__GOAL__. Look through the data below and say how many of its lines contain "seaborn", adding nothing else.

__SOURCE EXCERPT__.
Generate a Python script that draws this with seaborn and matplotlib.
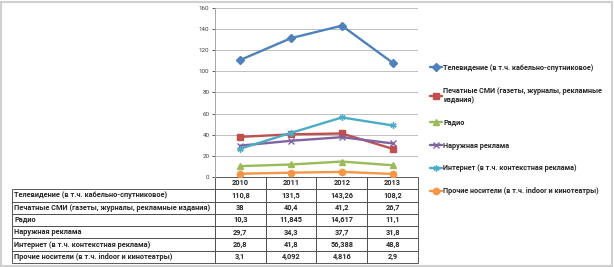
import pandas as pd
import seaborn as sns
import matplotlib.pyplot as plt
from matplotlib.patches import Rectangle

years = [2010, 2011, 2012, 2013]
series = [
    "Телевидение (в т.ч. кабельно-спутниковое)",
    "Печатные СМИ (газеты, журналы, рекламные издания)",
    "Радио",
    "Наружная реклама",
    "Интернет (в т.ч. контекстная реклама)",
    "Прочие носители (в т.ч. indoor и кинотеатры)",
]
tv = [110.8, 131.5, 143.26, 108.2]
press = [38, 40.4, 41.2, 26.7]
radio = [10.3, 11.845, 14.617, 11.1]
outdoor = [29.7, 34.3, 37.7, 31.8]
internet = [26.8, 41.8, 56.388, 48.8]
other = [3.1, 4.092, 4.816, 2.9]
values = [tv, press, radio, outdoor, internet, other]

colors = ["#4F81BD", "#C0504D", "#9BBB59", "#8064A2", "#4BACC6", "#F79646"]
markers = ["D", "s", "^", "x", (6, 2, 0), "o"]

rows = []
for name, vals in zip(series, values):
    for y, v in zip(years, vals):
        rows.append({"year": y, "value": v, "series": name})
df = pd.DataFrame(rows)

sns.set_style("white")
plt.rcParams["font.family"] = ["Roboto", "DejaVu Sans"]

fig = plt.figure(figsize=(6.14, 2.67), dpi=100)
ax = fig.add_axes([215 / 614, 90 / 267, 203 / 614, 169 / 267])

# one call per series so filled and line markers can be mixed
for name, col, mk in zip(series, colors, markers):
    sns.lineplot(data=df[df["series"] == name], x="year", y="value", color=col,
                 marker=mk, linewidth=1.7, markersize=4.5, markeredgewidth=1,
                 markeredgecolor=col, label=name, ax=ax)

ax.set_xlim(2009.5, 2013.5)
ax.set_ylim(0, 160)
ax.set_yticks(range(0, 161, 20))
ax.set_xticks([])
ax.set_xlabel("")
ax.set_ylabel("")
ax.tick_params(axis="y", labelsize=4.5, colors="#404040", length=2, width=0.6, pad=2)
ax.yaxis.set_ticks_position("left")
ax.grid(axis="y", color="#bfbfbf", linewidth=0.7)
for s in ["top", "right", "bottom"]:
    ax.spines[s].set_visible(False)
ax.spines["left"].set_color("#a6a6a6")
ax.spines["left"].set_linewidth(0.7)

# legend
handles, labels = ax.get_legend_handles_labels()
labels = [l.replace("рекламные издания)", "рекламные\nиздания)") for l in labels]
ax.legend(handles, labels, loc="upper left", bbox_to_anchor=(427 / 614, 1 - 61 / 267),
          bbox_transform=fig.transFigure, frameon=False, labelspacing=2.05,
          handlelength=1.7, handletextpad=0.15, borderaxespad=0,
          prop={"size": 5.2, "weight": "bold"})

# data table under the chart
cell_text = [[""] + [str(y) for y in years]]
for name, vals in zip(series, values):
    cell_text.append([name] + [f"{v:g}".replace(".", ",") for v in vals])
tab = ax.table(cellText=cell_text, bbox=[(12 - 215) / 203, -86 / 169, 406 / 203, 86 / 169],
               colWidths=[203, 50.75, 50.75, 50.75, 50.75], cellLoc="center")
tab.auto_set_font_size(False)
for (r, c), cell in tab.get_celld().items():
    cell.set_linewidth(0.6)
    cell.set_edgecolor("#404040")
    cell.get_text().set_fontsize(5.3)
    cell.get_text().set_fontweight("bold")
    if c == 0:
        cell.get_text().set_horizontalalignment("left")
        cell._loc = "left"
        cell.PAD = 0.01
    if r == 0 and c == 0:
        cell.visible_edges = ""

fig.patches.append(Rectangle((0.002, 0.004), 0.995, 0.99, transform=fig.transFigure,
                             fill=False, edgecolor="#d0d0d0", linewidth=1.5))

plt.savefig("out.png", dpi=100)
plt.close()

__ANSWER TO THIS PROBLEM__. 2